Guillermo del Toro on the sweet smell of success: “You have to remain a scrapper, [and] success palliates that spirit. Success tells you ‘you’re a good boy.’ If you give into that impulse you get disoriented because you get patted on the back. The artist has a certain degree of rage against the people [who] are inside the candlelight banquet…success tells you, ‘come on in, have a piece of chicken, have a glass of wine,’ and you shouldn’t. If you go into that banquet you lose some of that scrapper spirit.”
HE response: There’s nothing wrong with a friendly candlelit banquet if you don’t drink, and if you go easy on the chicken. Everyone needs to come in from the cold from time to time. Also: Every artist suffers the same anxiety attack every morning, and the name of that attack is “Have I peaked? Am I more or less done? Am I dead but don’t it?” The natural knee-jerk response is “Hell, no!…I’m just beginning, more mountains to climb,” etc. But there’s another voice from deep inside that says “you think?”
William Friedkin on his French Connection Oscar glory: “I feel like I kind of lost myself. Absolutely.”

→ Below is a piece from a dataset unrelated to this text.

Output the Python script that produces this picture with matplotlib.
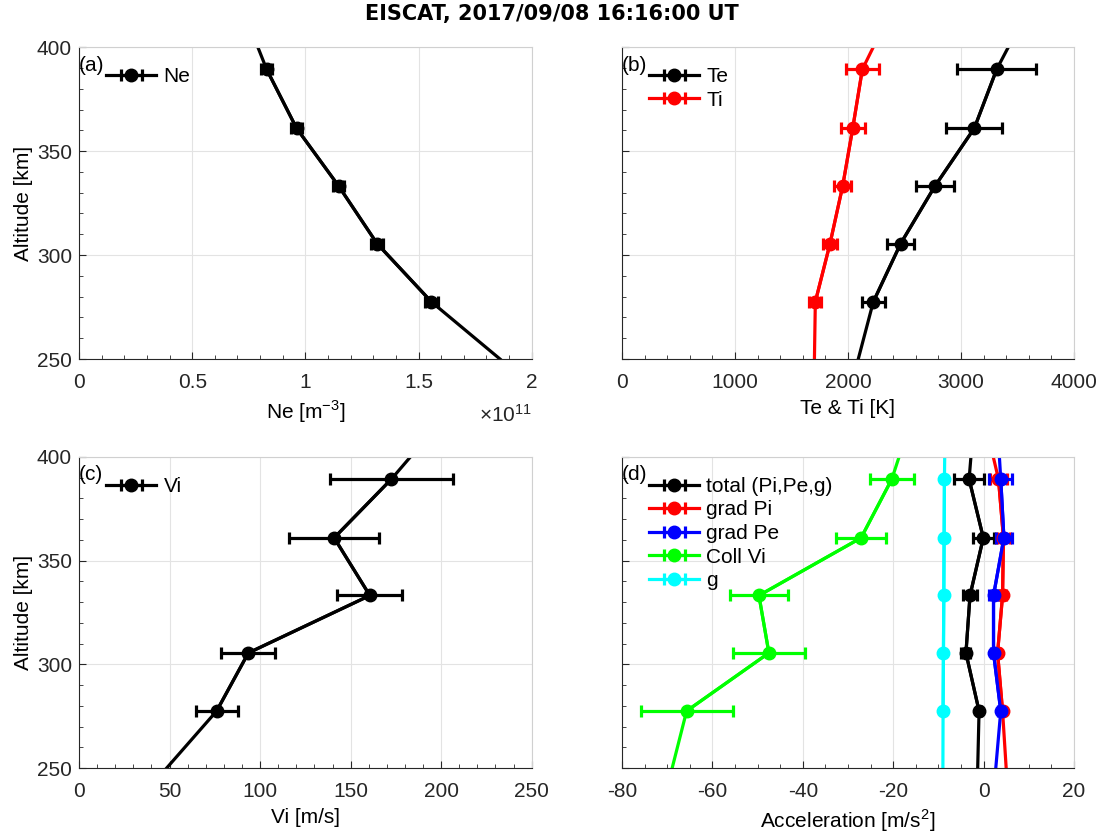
import numpy as np
import matplotlib
matplotlib.use('Agg')
import matplotlib.pyplot as plt
from matplotlib.ticker import MultipleLocator, FuncFormatter

plt.rcParams['font.family'] = ['Liberation Sans', 'DejaVu Sans']
plt.rcParams['mathtext.fontset'] = 'custom'
plt.rcParams['mathtext.rm'] = 'Liberation Sans'
plt.rcParams['axes.unicode_minus'] = False

# altitudes of the measured points [km]
alt = [277.5, 305.5, 333.2, 361.0, 389.3]
# line ends at the plot limits
alt_ends = [250, 400]

# (a) electron density
ne = [1.557e11, 1.317e11, 1.147e11, 0.961e11, 0.829e11]
ne_err = [0.03e11, 0.025e11, 0.025e11, 0.025e11, 0.025e11]
ne_ends = [1.86e11, 0.79e11]

# (b) temperatures
te = [2224, 2466, 2770, 3118, 3316]
te_err = [100, 122, 165, 248, 347]
te_ends = [2091, 3419]
ti = [1711, 1841, 1953, 2042, 2127]
ti_err = [53, 65, 78, 108, 147]
ti_ends = [1703, 2224]

# (c) ion velocity
vi = [76.0, 93.5, 160.6, 140.9, 172.5]
vi_err = [11.6, 15, 18, 25, 34]
vi_ends = [48.4, 183]

# (d) accelerations
acc_names = ['total (Pi,Pe,g)', 'grad Pi', 'grad Pe', 'Coll Vi', 'g']
acc_colors = ['black', 'red', 'blue', '#00ff00', 'cyan']
acc_total = [-1.0, -3.9, -3.0, -0.06, -3.2]
acc_total_err = [0.5, 1.0, 1.5, 2.3, 3.3]
acc_total_ends = [-1.3, -2.8]
acc_pi = [4.2, 3.1, 4.2, 4.4, 3.3]
acc_pi_err = [0.4, 0.5, 0.8, 1.5, 1.8]
acc_pi_ends = [5.0, 2.15]
acc_pe = [3.8, 2.2, 2.2, 4.5, 3.8]
acc_pe_err = [0.5, 0.6, 1.0, 1.8, 2.5]
acc_pe_ends = [2.7, 3.5]
acc_coll = [-65.7, -47.5, -49.7, -27.1, -20.3]
acc_coll_err = [10.2, 7.9, 6.4, 5.5, 4.8]
acc_coll_ends = [-68.9, -18.7]
acc_g = [-8.96, -8.88, -8.80, -8.73, -8.66]
acc_g_err = [0, 0, 0, 0, 0]
acc_g_ends = [-9.0, -8.6]

LW = 2.3


def profil(ax, x, xerr, ends, color, label):
    # đường kéo dài tới biên trục
    xs = [ends[0]] + list(x) + [ends[1]]
    ys = [alt_ends[0]] + list(alt) + [alt_ends[1]]
    ax.plot(xs, ys, color=color, lw=LW, zorder=2)
    h = ax.errorbar(x, alt, xerr=xerr, color=color, fmt='o-', ms=9, lw=LW,
                    elinewidth=LW, capsize=4.5, capthick=LW, label=label, zorder=3)
    return h


def trang_tri(ax, label, xlim, xmajor, xminor, left_labels):
    ax.set_ylim(250, 400)
    ax.set_xlim(*xlim)
    ax.xaxis.set_major_locator(MultipleLocator(xmajor))
    ax.xaxis.set_minor_locator(MultipleLocator(xminor))
    ax.yaxis.set_major_locator(MultipleLocator(50))
    ax.yaxis.set_minor_locator(MultipleLocator(10))
    ax.xaxis.set_major_formatter(FuncFormatter(lambda v, p: '%g' % v))
    ax.tick_params(which='both', direction='in', labelsize=15, colors='#262626')
    ax.tick_params(which='major', length=5, pad=5)
    ax.tick_params(axis='x', which='major', pad=10)
    ax.tick_params(which='minor', length=3)
    ax.grid(True, which='major', color='#e3e3e3', lw=0.8)
    ax.set_axisbelow(True)
    for s in ['top', 'right']:
        ax.spines[s].set_color('#d0d0d0')
    for s in ['left', 'bottom']:
        ax.spines[s].set_color('#262626')
    if left_labels:
        ax.set_ylabel('Altitude [km]', fontsize=15, labelpad=3)
    else:
        ax.set_yticklabels([])
    ax.text(0.0, 0.942, label, transform=ax.transAxes, fontsize=15,
            va='center', ha='left')
    ax.legend(loc='upper left', bbox_to_anchor=(0.06, 0.936), frameon=False,
              fontsize=15, handlelength=2.4, handletextpad=0.35,
              labelspacing=0.22, borderpad=0, borderaxespad=0)


fig = plt.figure(figsize=(11.04, 8.34), dpi=100)
ax_a = fig.add_axes([0.0716, 0.5695, 0.410, 0.374])
ax_b = fig.add_axes([0.5634, 0.5695, 0.4094, 0.374])
ax_c = fig.add_axes([0.0716, 0.0791, 0.410, 0.373])
ax_d = fig.add_axes([0.5634, 0.0791, 0.4094, 0.373])

profil(ax_a, ne, ne_err, ne_ends, 'black', 'Ne')
trang_tri(ax_a, '(a)', (0, 2e11), 0.5e11, 0.1e11, True)
ax_a.xaxis.set_major_formatter(FuncFormatter(lambda v, p: '%g' % (v / 1e11)))
ax_a.set_xlabel('Ne [m$^{-3}$]', fontsize=15, labelpad=5)
ax_a.text(1.0, -0.18, r'$\times\mathregular{10^{11}}$', transform=ax_a.transAxes,
          fontsize=15, ha='right', va='center', color='#262626')

profil(ax_b, te, te_err, te_ends, 'black', 'Te')
profil(ax_b, ti, ti_err, ti_ends, 'red', 'Ti')
trang_tri(ax_b, '(b)', (0, 4000), 1000, 200, False)
ax_b.set_xlabel('Te & Ti [K]', fontsize=15, labelpad=5)

profil(ax_c, vi, vi_err, vi_ends, 'black', 'Vi')
trang_tri(ax_c, '(c)', (0, 250), 50, 10, True)
ax_c.set_xlabel('Vi [m/s]', fontsize=15, labelpad=5)

acc_vals = [acc_total, acc_pi, acc_pe, acc_coll, acc_g]
acc_errs = [acc_total_err, acc_pi_err, acc_pe_err, acc_coll_err, acc_g_err]
acc_ends = [acc_total_ends, acc_pi_ends, acc_pe_ends, acc_coll_ends, acc_g_ends]
for name, col, v, e, en in zip(acc_names, acc_colors, acc_vals, acc_errs, acc_ends):
    profil(ax_d, v, e, en, col, name)
trang_tri(ax_d, '(d)', (-80, 20), 20, 5, False)
ax_d.set_xlabel('Acceleration [m/s$^2$]', fontsize=15, labelpad=5)

fig.suptitle('EISCAT, 2017/09/08 16:16:00 UT', fontsize=15, fontweight='bold',
             family='DejaVu Sans', y=0.995)

fig.savefig('out.png', dpi=100)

HE response: The thing about success and power is that they goad people into revealing their dark sides. If a person has snarly tendencies embedded in his/her personality, success makes them rise to the surface. Also: For the 109th time, the Billy train hit a wall when Sorcerer flopped, but — BUT! — it’s a brilliant film. The mistake was having the mob assassins come for Roy Scheider at the very end. The poor guy had just made it through a terrible ordeal through sheer moxie and determination. He deserved a measure of peace, and perhaps even a ticket out of that South American hellhole. But Friedkin had him killed. When that happened, the audience went “fuck this movie.”
Friedkin and Del Toro got together under the banner of a Talk House podcast, posted by The Playlist‘s Rodrigo Perez.